This week is World Water Week, a global conference organised by the Stockholm International Water Institute (SIWI), which aims to improve the governance and sustainable management of the world’s water resources. Water is essential for all life on earth. Whilst salt water is relatively abundant in the seas and oceans, the world’s fresh water reserves are much more limited. Since humans, plants and animals living on land are dependent on fresh water for their survival, there is a need for protection and sustainable management of this exhaustible resource.
Fresh water is created when seawater evaporates to form water vapour. When this vapour rises in the atmosphere, it forms small droplets in the air, more commonly known as clouds. The droplets will eventually fall back down as rain or snow. When the droplets or snowflakes fall on the land, they are collected into various fresh water reserves: ice caps, glaciers, ground water, lakes and rivers. Finally, the rivers transport the fresh water back to the sea and the water cycle begins anew.

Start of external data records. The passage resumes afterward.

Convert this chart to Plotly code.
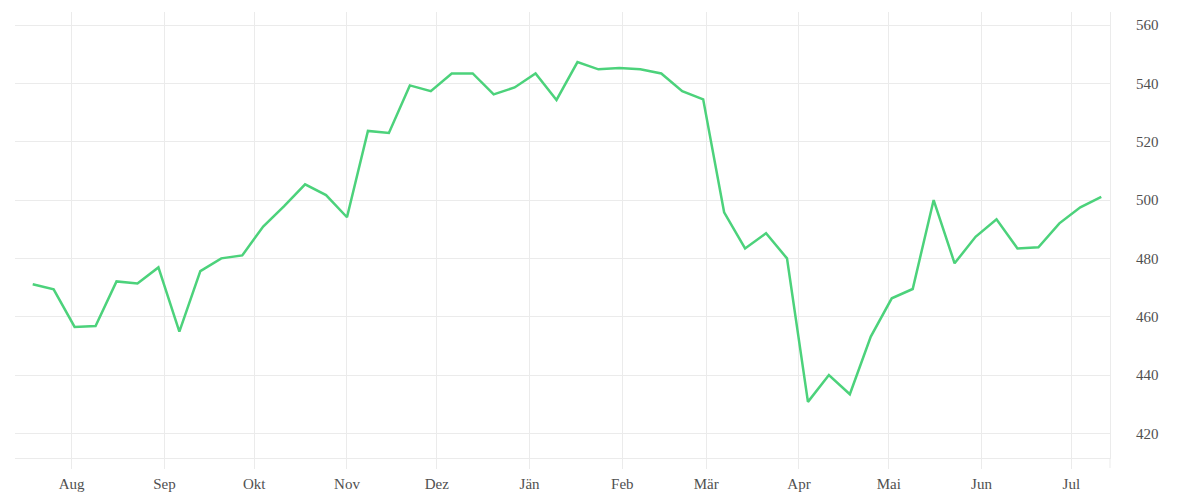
import plotly.graph_objects as go

dates = [
    "2018-07-19", "2018-07-26", "2018-08-02", "2018-08-09", "2018-08-16", "2018-08-23",
    "2018-08-30", "2018-09-06", "2018-09-13", "2018-09-20", "2018-09-27", "2018-10-04",
    "2018-10-11", "2018-10-18", "2018-10-25", "2018-11-01", "2018-11-08", "2018-11-15",
    "2018-11-22", "2018-11-29", "2018-12-06", "2018-12-13", "2018-12-20", "2018-12-27",
    "2019-01-03", "2019-01-10", "2019-01-17", "2019-01-24", "2019-01-31", "2019-02-07",
    "2019-02-14", "2019-02-21", "2019-02-28", "2019-03-07", "2019-03-14", "2019-03-21",
    "2019-03-28", "2019-04-04", "2019-04-11", "2019-04-18", "2019-04-25", "2019-05-02",
    "2019-05-09", "2019-05-16", "2019-05-23", "2019-05-30", "2019-06-06", "2019-06-13",
    "2019-06-20", "2019-06-27", "2019-07-04", "2019-07-11",
]

values = [
    471.1, 469.4, 456.5, 456.8, 472.1, 471.4, 476.9, 454.9, 475.6, 480.0,
    481.0, 490.9, 497.9, 505.4, 501.7, 494.1, 523.7, 523.0, 539.3, 537.3,
    543.4, 543.4, 536.2, 538.6, 543.4, 534.3, 547.3, 544.8, 545.3, 544.8,
    543.4, 537.3, 534.5, 495.8, 483.4, 488.6, 480.0, 430.8, 440.0, 433.4,
    453.2, 466.3, 469.5, 500.0, 478.3, 487.4, 493.4, 483.4, 483.8, 492.0,
    497.5, 501.1,
]

month_ticks = [
    "2018-08-01", "2018-09-01", "2018-10-01", "2018-11-01", "2018-12-01", "2019-01-01",
    "2019-02-01", "2019-03-01", "2019-04-01", "2019-05-01", "2019-06-01", "2019-07-01",
]
month_labels = ["Aug", "Sep", "Okt", "Nov", "Dez", "Jän", "Feb", "Mär", "Apr", "Mai", "Jun", "Jul"]

y_ticks = [420, 440, 460, 480, 500, 520, 540, 560]

GRID = "#ebebeb"
FONT = dict(family="Liberation Serif, Times New Roman, serif", size=15, color="#505050")

fig = go.Figure()
fig.add_trace(go.Scatter(
    x=dates, y=values, mode="lines",
    line=dict(color="#4cd27b", width=2.5),
    hoverinfo="x+y", showlegend=False,
))

fig.update_layout(
    width=1192, height=492,
    margin=dict(l=7, r=90, t=4, b=42),
    paper_bgcolor="white", plot_bgcolor="white",
    font=FONT,
    xaxis=dict(
        type="date",
        range=["2018-07-13 02:00", "2019-07-13 22:00"],
        tickmode="array", tickvals=month_ticks, ticktext=month_labels,
        showgrid=True, gridcolor=GRID, gridwidth=1,
        ticks="outside", ticklen=10, tickcolor=GRID, tickwidth=1,
        ticklabelstandoff=2,
        showline=True, linecolor=GRID, linewidth=1,
        zeroline=False, tickfont=FONT,
    ),
    yaxis=dict(
        side="right",
        range=[411.56, 564.46],
        tickmode="array", tickvals=y_ticks,
        showgrid=True, gridcolor=GRID, gridwidth=1,
        ticks="", ticklabelstandoff=22,
        showline=True, linecolor=GRID, linewidth=1,
        zeroline=False, tickfont=FONT,
    ),
    shapes=[dict(
        type="line", xref="paper", yref="paper",
        x0=1, x1=1, y0=-10 / 446, y1=0,
        line=dict(color=GRID, width=1),
    )],
)

fig.write_html("out.html")
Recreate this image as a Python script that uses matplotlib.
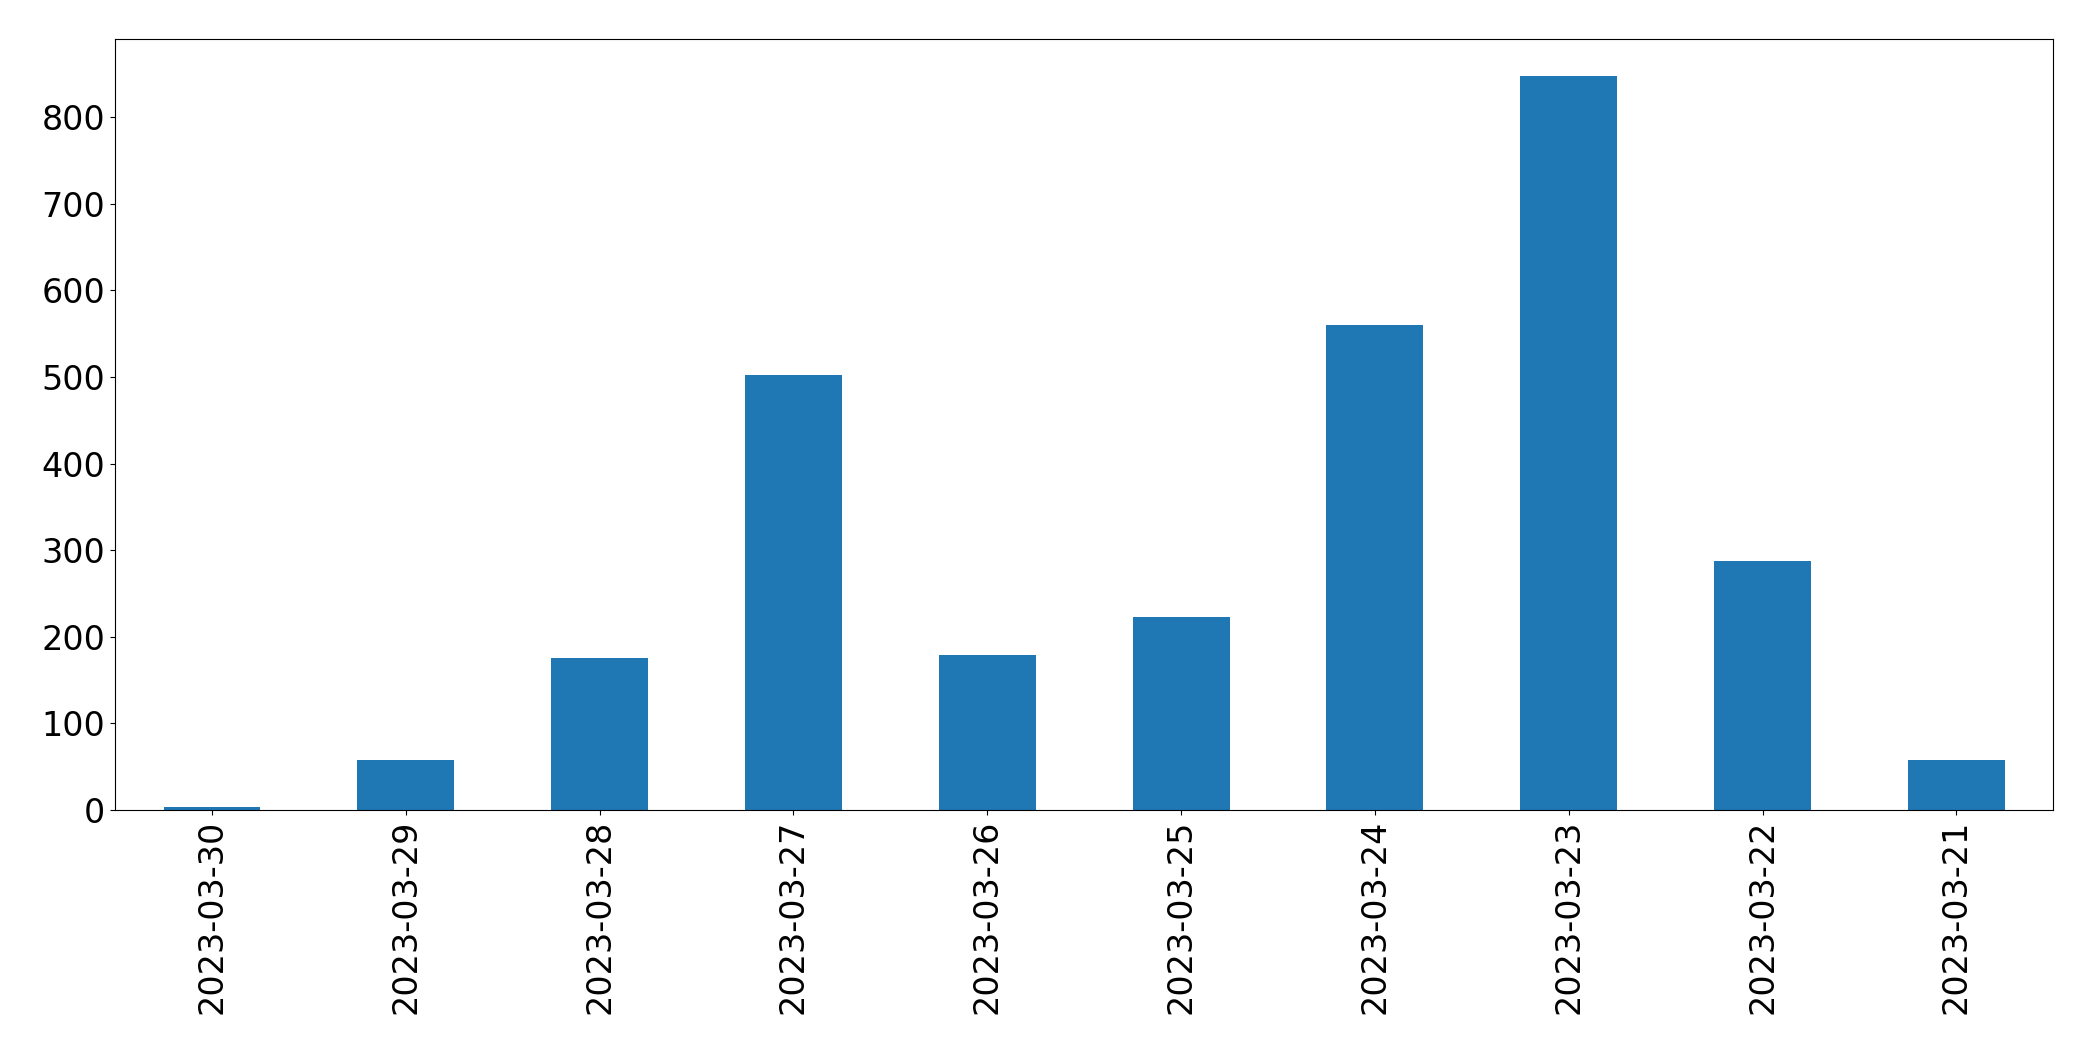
import matplotlib
matplotlib.use("Agg")
import matplotlib.pyplot as plt

dates = ["2023-03-30", "2023-03-29", "2023-03-28", "2023-03-27", "2023-03-26",
         "2023-03-25", "2023-03-24", "2023-03-23", "2023-03-22", "2023-03-21"]
counts = [3, 57, 175, 502, 179, 222, 560, 848, 287, 57]

fig, ax = plt.subplots(figsize=(20.93, 10.61), dpi=100)
fig.subplots_adjust(left=0.055, right=0.981, top=0.963, bottom=0.237)
x = range(len(dates))
ax.bar(x, counts, width=0.5, color="#1f77b4")
ax.set_xticks(list(x))
ax.set_xticklabels(dates, rotation=90)
ax.set_xlim(-0.5, len(dates) - 0.5)
ax.tick_params(labelsize=24)
fig.savefig("out.png", dpi=100)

The map of the week features the intricate network of lakes and rivers crossing the European continent. Furthermore, it also shows the river basins, the areas from which the collected rain and snowfall will eventually flow towards the different European seas. Have a look which rivers and lakes are nearest to you and find out where rain falling in your area will end up.
The data in this map were provided by the European Commission's Joint Research Center (JRC).